Sull’Iran, infine, il presidente ha concesso il proprio distante avvallo verbale (e senza dubbio temporaneo) ai negoziati che Francia, Germania e Gran Bretagna stanno conducendo con Teheran per dissuaderla dallo sviluppo di armi nucleari. Ma tra i conservatori la sfiducia e l’ostilità verso il regime iraniano sono profondamente radicati, ed è difficile immaginare che l’Amministrazione giunga a sposare una politica di serio dialogo – comprensiva di robusti incentivi – con Teheran.

Insomma, un’Amministrazione rassicurata dalla vittoria e ancor più persuasa di incarnare imprescindibili scopi morali – ma anche consapevole delle difficoltà che l’aspettano – potrebbe in taluni casi optare per cauti esperimenti di maggiore cooperazione internazionale. Si tratterà, per lo più, del tentativo di perseguire l’ulteriore allineamento altrui dietro alle proprie strategie, di coinvolgere gli alleati nella gestione delle proprie politiche e, in particolar modo, di convincerli a condividerne il fardello, come indubbiamente i neo-conservatori saranno propensi a desiderare e pensare.
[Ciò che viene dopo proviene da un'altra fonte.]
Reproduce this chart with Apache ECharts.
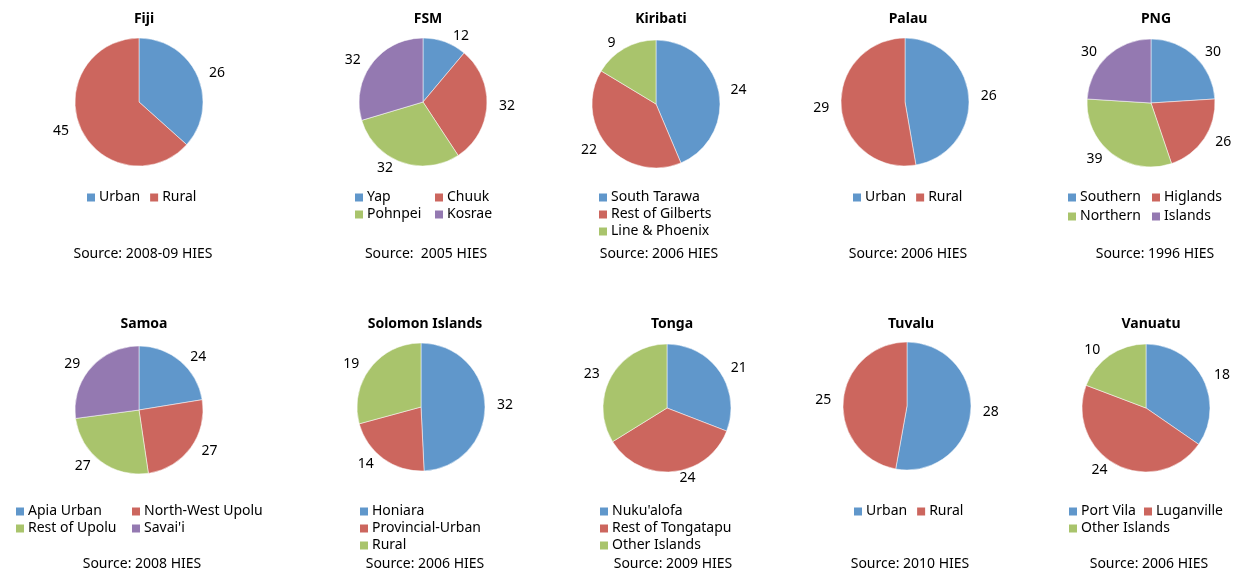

In taluni casi, in particolare per ciò che riguarda la Palestina (e forse l’Iran), ciò potrebbe aprire effettive opportunità all’Europa per sciogliere vecchi dilemmi e muovere su nuovi terreni più costruttivi. Da questi potrebbe anche, in un futuro più lontano, sorgere un più fitto, fattivo ed equilibrato rapporto con l’America. Da parte della Casa Bianca, in ogni caso, non si tratterà di una svolta radicale né di un sostanziale cambio di rotta. Tutt’al più di un aggiustamento operativo. Perché la seconda Amministrazione Bush non cambierà le proprie dottrine né le sue attitudini di fondo, anche se forse dovrà riluttantemente modificare le proprie pratiche.